Buy JK Cement Ltd For Target Rs. 7,300 By Emkay Global Financial Services Ltd
Robust quarter, robust momentum
JK Cement (JKCE) reported standalone EBITDA of Rs6.75bn (up 41% YoY, albeit down 9% QoQ), beating our estimate (Rs5.9bn). Gray cement volumes were up ~15% YoY, despite the early monsoons, implying continued market share gains in core regions, incl the Bihar market. Volume growth was robust, coupled with mild pricing gains, as gray cement realization was up 0.8% QoQ (~Rs40/t). Realization gains with operating leverage benefits offset the inflation in variable costs, resulting in blended EBITDA/t of Rs1,247 (Emkay: Rs1,160), which is up 23% YoY and flat QoQ. JKCE is on track to commission the 4mtpa Panna clinker line-2 and 6mtpa grinding units (3mtpa each in Central India and Bihar) by Dec-25.
Enthused by JKCE’s strong volume growth and the industry’s pricing resilience in Q2FY25TD, we raise FY26E/27E EBITDA by ~9% each and introduce FY28 estimates.
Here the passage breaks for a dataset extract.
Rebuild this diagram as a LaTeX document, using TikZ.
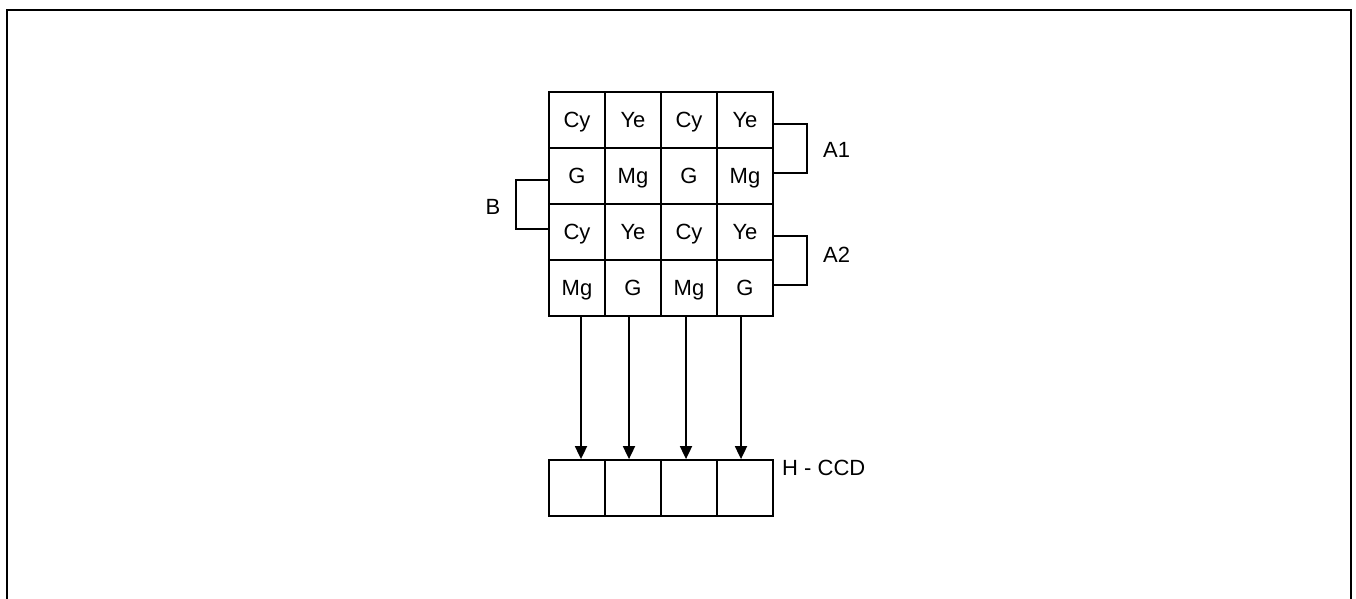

We value JKCE at 17x (unchanged) EV/EBITDA on Q1FY28E EBITDA (rolling forward basis) and arrive at revised up target price of Rs7,300 (earlier Rs6,375; up 14.5%); maintain BUY. Key risks: Decline in gray cement realization/demand or sharp rise in fuel costs.
Robust quarter
JKCE’s standalone EBITDA at Rs6.75bn (up 41% YoY, albeit down 9% QoQ) was above our estimate (Rs5.9bn). Gray cement volumes were up ~15% YoY (down ~8% QoQ) despite the monsoons arriving early in JKCE’s core regions, implying continued market share gains for the company. Strong volume growth did not deter realization gains, as gray cement realization was up 0.8% QoQ. Meanwhile, standalone non-cement revenue was up 50%/12% YoY/QoQ to ~Rs2bn, indicating buoyancy in paint revenue. Blended unit RM + power & fuel cost was down ~4% YoY, although it was up 6% QoQ (Rs120/t) due to consumption of high-cost fuel inventory during Q1FY26 (blended fuel consumption cost increased by Rs0.12/mn cal QoQ to Rs1.53/mn cal). Operating leverage benefits, coupled with mild realization gains, offset the fuel cost inflation, ensuring that unit profitability remained flat QoQ at Rs1,247 (Rs1,265 in Q4FY25) and was up 23% YoY. The difference between consolidated and standalone EBITDA stood at a positive Rs139mn (vs Rs284mn in Q4FY25 and Rs72mn in Q1FY25), with EBITDA margin at ~7%.
On track to achieve 30/50mtpa by FY26/30, respectively
During Q1FY26, JKCE increased its grinding capacity at Ujjain by 0.5mtpa via the debottlenecking process, taking the total installed capacity to ~25.3mtpa. The company is in the process of commissioning 6mtpa (3mtpa each in Central India and Bihar) grinding capacities by Dec-25, thereby increasing total capacity to >30mtpa. We assume the company will announce fresh capex plans in ensuing quarters, in its bid to reach the 50mtpa target. JKCE is likely to log ~12% volume CAGR over FY25-28E (above the estimated high single-digit industry growth).